Monogram Health secures $8.1 million debt round, inks deal with Scan Group
By Joel Stinnett – Reporter, Nashville Business Journal
Published via Nashville Business Journal, on 02/19/2021
One of Nashville’s newest health care companies has secured funding from one of the nations largest not-for-profit health plans.
Monogram Health has received a strategic investment from Scan Group, who’s holdings include Scan Health Plan (stylized: SCAN Health Plan), according to a news release. Terms of the deal were not disclosed.
According to an filing made Thursday with the U.S. Securities and Exchange Commission, however, Monogram raised $8.1 million of a possible $10.1 million round of debt funding at the end of January.
It’s not clear if the two deals are connected and Mongram did not immediately comment on the SEC filing.
The investment comes less than a year after Mongram closed on a $7 million round of funding led by Frist Cressey Ventures and Norwest Venture Partners, which brought the company’s lifetime cash raised at the time to $12 million.
Founded in January 2019 by Michael Uchrin and Frist Cressey co-founder Sen. Bill Frist, the kidney disease management company works with health insurance plans, such as Humana Medicare Advantage and Commercial, to care for chronic kidney disease patients inside their homes across 20 states. Depending on the stage of the patient’s disease, Monogram works to either stabilize a patient’s disease progression, prepare the patient for dialysis or transplant or improve treatment results for patients already on dialysis.
Scan is a not-for-profit Medicare Advantage plan, with more than 220,000 members in California, according to the release. The plan’s investment in Monogram marks the first time Scan has invested in an outside entity.
In May, Uchrin told the NBJ that Monogram was preparing for a period of rapid growth in part because of the enactment of the 21st Century Cures Act, which allows Medicare beneficiaries with end-stage renal disease to enroll in 2021 Medicare Advantage plans through private insurers for the first time.
“We are pleased to partner with Scan to offer advanced solutions that expand access to evidence-based therapies and proactive planning,” Frist, Monogram’s chairman, said in the release. “By leveraging the power of Medicare Advantage plans to provide better care to older adults at a lower cost, both of our organizations will work together to ensure that people with kidney disease can take greater control of their health and quality of life.”
In addition to the funding, Scan and Monogram have signed a strategic agreement to “to work together to improve care for older adults with kidney disease, according to the release.”

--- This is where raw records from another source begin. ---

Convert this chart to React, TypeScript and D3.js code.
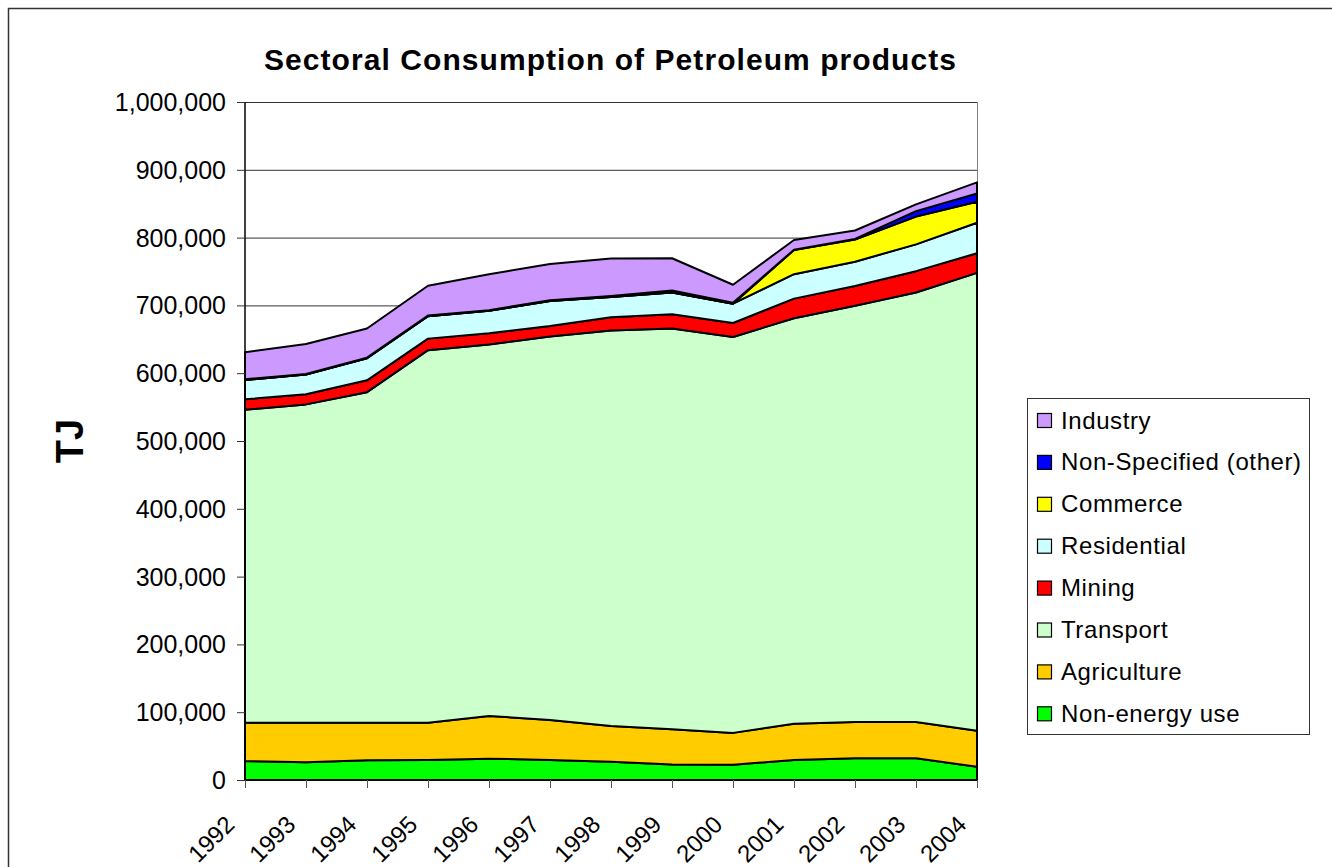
import React from 'react';
import * as d3 from 'd3';

// years on the x axis
const years = [1992, 1993, 1994, 1995, 1996, 1997, 1998, 1999, 2000, 2001, 2002, 2003, 2004];

// series values in TJ (stacked bottom to top)
const nonEnergyUse = [28000, 26000, 29000, 29500, 31500, 29500, 27000, 23000, 22500, 29500, 32000, 32000, 19500];
const agriculture = [56500, 58500, 55500, 55000, 63000, 59000, 52500, 52000, 47000, 53500, 53500, 53500, 53000];
const transport = [461500, 469500, 487500, 549500, 548000, 565500, 583500, 591000, 584000, 598000, 614000, 633500, 675500];
const mining = [15500, 15000, 17500, 17000, 16500, 15500, 19500, 21000, 20500, 29000, 29000, 31500, 29000];
const residential = [28500, 29000, 32500, 33000, 33000, 37000, 30000, 32000, 28500, 36000, 36000, 39500, 45000];
const commerce = [0, 0, 0, 0, 0, 0, 0, 0, 0, 35700, 32500, 41000, 31000];
const nonSpecified = [1000, 1000, 1000, 1000, 1000, 1000, 1500, 3000, 1500, 500, 1000, 8000, 12000];
const industry = [40000, 44000, 43000, 44000, 53000, 53500, 55000, 47500, 26500, 14300, 12500, 10000, 16500];

const yTicks = [0, 100000, 200000, 300000, 400000, 500000, 600000, 700000, 800000, 900000, 1000000];

const series = [
  { name: 'Non-energy use', values: nonEnergyUse, color: '#00ff00' },
  { name: 'Agriculture', values: agriculture, color: '#ffcc00' },
  { name: 'Transport', values: transport, color: '#ccffcc' },
  { name: 'Mining', values: mining, color: '#ff0000' },
  { name: 'Residential', values: residential, color: '#ccffff' },
  { name: 'Commerce', values: commerce, color: '#ffff00' },
  { name: 'Non-Specified (other)', values: nonSpecified, color: '#0000ff' },
  { name: 'Industry', values: industry, color: '#cc99ff' },
];

const FONT = 'Arial, "Liberation Sans", sans-serif';

const App = () => {
  const plot = { left: 245, right: 977, top: 102, bottom: 780 };

  const x = d3.scalePoint<number>().domain(years).range([plot.left, plot.right]);
  const y = d3.scaleLinear().domain([0, 1000000]).range([plot.bottom, plot.top]);

  // table for the stack
  const rows = years.map((yr, i) => {
    const r: any = { year: yr };
    series.forEach(s => { r[s.name] = s.values[i]; });
    return r;
  });
  const stacked = d3.stack<any>().keys(series.map(s => s.name))(rows);

  const area = d3.area<any>()
    .x(d => x(d.data.year) as number)
    .y0(d => y(d[0]))
    .y1(d => y(d[1]));

  const fmt = d3.format(',');

  // legend, top entry is the top of the stack
  const legendItems = [...series].reverse();
  const legend = { x: 1027, y: 398, w: 282, h: 336, step: 41.9 };

  return (
    <svg width={1332} height={867} style={{ position: 'absolute', left: 0, top: 0 }} fontFamily={FONT}>
      <rect x={0} y={0} width={1332} height={867} fill="#fff" />
      {/* chart border */}
      <rect x={8.5} y={8.5} width={1340} height={900} fill="none" stroke="#333" strokeWidth={1.5} />

      <text x={610} y={70} textAnchor="middle" fontSize={30} fontWeight="bold" textLength={692} lengthAdjust="spacing">
        Sectoral Consumption of Petroleum products
      </text>

      {/* gridlines */}
      {yTicks.map(t => (
        <line key={t} x1={plot.left} x2={plot.right} y1={y(t) + 0.5} y2={y(t) + 0.5} stroke="#333" strokeWidth={1} />
      ))}
      <line x1={plot.right + 0.5} x2={plot.right + 0.5} y1={plot.top} y2={plot.bottom} stroke="#808080" strokeWidth={1} />

      {/* stacked areas */}
      {stacked.map((layer, i) => (
        <path key={layer.key} d={area(layer) || ''} fill={series[i].color} stroke="#000" strokeWidth={2} strokeLinejoin="round" />
      ))}

      {/* axes */}
      <line x1={plot.left} x2={plot.left} y1={plot.top} y2={plot.bottom} stroke="#000" strokeWidth={1.5} />
      <line x1={plot.left} x2={plot.right} y1={plot.bottom} y2={plot.bottom} stroke="#000" strokeWidth={1.5} />
      {yTicks.map(t => (
        <g key={'yt' + t}>
          <line x1={plot.left - 8} x2={plot.left} y1={y(t) + 0.5} y2={y(t) + 0.5} stroke="#333" strokeWidth={1} />
          <text x={226} y={y(t) + 9} textAnchor="end" fontSize={25}>{fmt(t)}</text>
        </g>
      ))}
      {years.map(yr => (
        <g key={'xt' + yr}>
          <line x1={(x(yr) as number) + 0.5} x2={(x(yr) as number) + 0.5} y1={plot.bottom} y2={plot.bottom + 8} stroke="#555" strokeWidth={1} />
          <text
            transform={`translate(${(x(yr) as number) - 9},${plot.bottom + 46}) rotate(-45)`}
            textAnchor="end"
            fontSize={24}
          >
            {yr}
          </text>
        </g>
      ))}

      <text transform="translate(83,441) rotate(-90)" textAnchor="middle" fontSize={38} fontWeight="bold">TJ</text>

      {/* legend */}
      <rect x={legend.x + 0.5} y={legend.y + 0.5} width={legend.w} height={legend.h} fill="#fff" stroke="#333" strokeWidth={1} />
      {legendItems.map((s, i) => {
        const cy = legend.y + 22 + i * legend.step;
        return (
          <g key={s.name}>
            <rect x={1037.5} y={cy - 6.5} width={14} height={14} fill={s.color} stroke="#000" strokeWidth={1.2} />
            <text x={1061} y={cy + 8.5} fontSize={24} letterSpacing={0.6}>{s.name}</text>
          </g>
        );
      })}
    </svg>
  );
};

export default App;
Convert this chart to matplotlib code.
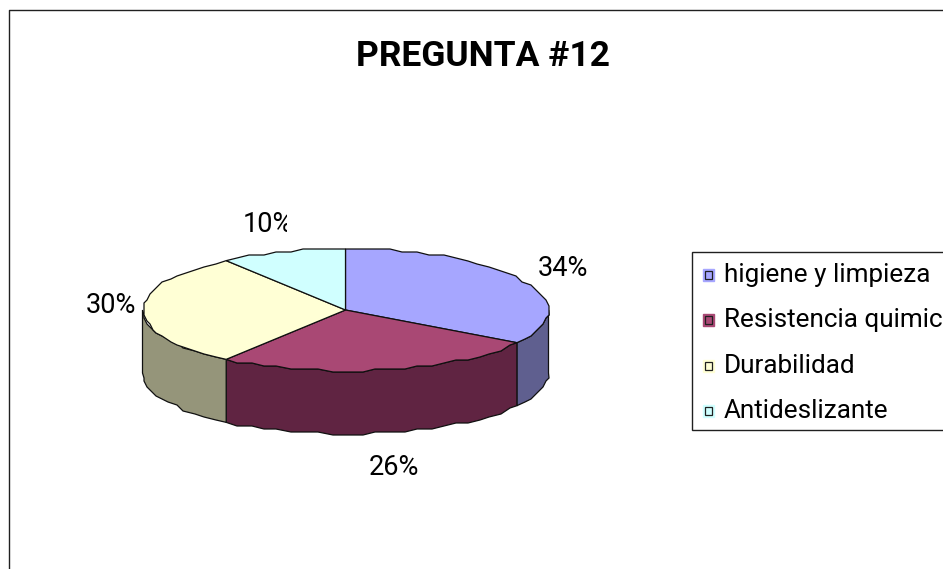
import numpy as np
import matplotlib
matplotlib.use('Agg')
import matplotlib.pyplot as plt
from matplotlib.patches import Rectangle, Polygon
from matplotlib.transforms import Bbox

categories = ['higiene y limpieza', 'Resistencia quimica', 'Durabilidad', 'Antideslizante']
values = [34, 26, 30, 10]
labels = ['34%', '26%', '30%', '10%']
top_colors = ['#A6A6FF', '#A94874', '#FFFFD5', '#D0FFFF']
side_colors = ['#5F5F8F', '#602442', '#95957A', '#7F9F9F']

W, H = 943, 569
CX, CY = 345.5, 310
RX, RY = 203, 61
DEPTH = 63
GRID = 3.0


def edge(a0, a1, dy=0):
    """Points of the ellipse rim, angle clockwise from the top, snapped to a coarse grid"""
    n = max(2, int(abs(a1 - a0) / 4) + 1)
    a = np.radians(np.linspace(a0, a1, n))
    x = CX + RX * np.sin(a)
    y = CY - RY * np.cos(a)
    x[1:-1] = np.round(x[1:-1] / GRID) * GRID
    y[1:-1] = np.round(y[1:-1] / GRID) * GRID
    return np.column_stack([x, y + dy])


plt.rcParams['font.family'] = ['Roboto', 'DejaVu Sans']

fig = plt.figure(figsize=(W / 100, H / 100), dpi=100)
ax = fig.add_axes([0, 0, 1, 1])
ax.set_xlim(0, W)
ax.set_ylim(H, 0)
ax.axis('off')

# chart frame, runs off the right and bottom of the picture
ax.plot([9, 9, W + 5], [H + 5, 10, 10], color='#202020', lw=1)

ax.text(483, 56, 'PREGUNTA #12', fontsize=25.5, fontweight='bold',
        ha='center', va='center', color='black')

# slice angles
bounds = np.cumsum([0] + values) / sum(values) * 360

# side walls, only the front half is visible
for i in range(len(values)):
    a0, a1 = max(bounds[i], 90), min(bounds[i + 1], 270)
    if a1 <= a0:
        continue
    wall = np.vstack([edge(a0, a1), edge(a1, a0, DEPTH)])
    ax.add_patch(Polygon(wall, closed=True, facecolor=side_colors[i],
                         edgecolor='#101010', lw=0.9))

# top faces
for i in range(len(values)):
    rim = edge(bounds[i], bounds[i + 1])
    face = np.vstack([[CX, CY], rim])
    ax.add_patch(Polygon(face, closed=True, facecolor=top_colors[i],
                         edgecolor='#101010', lw=0.9))

# percent labels
label_pos = [(563, 268), (394, 467), (111, 305), (268, 224)]
for txt, (x, y) in zip(labels, label_pos):
    t = ax.text(x, y, txt, fontsize=19.5, ha='center', va='center', color='black')
    # the 10% label is cut off in the original
    if txt == '10%':
        t.set_clip_box(Bbox([[0, 0], [287, H]]))
        t.set_clip_on(True)

# legend
ax.add_patch(Rectangle((692, 252), 262, 178, facecolor='white', edgecolor='#202020', lw=1))
legend_y = [275, 320, 366, 411]
for name, color, y in zip(categories, top_colors, legend_y):
    ax.add_patch(Rectangle((703, y - 6), 11, 12, facecolor=color, edgecolor=color, lw=1))
    ax.add_patch(Rectangle((705, y - 4), 7, 8, facecolor=color, edgecolor='#202020', lw=0.9))
    ax.text(724, y, name, fontsize=18.8, ha='left', va='center', color='black')

fig.savefig('out.png', dpi=100)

“The Covid-19 pandemic has put a spotlight on the home as a safe health care setting for dialysis and other kidney-related care,” Uchrin said in the release. “Monogram’s solutions empower vulnerable patients with renal disease to be treated in the comfort and safety of their own homes. This innovative approach to managing kidney care delivery is improving health outcomes for a population that drastically needs and deserves better care.”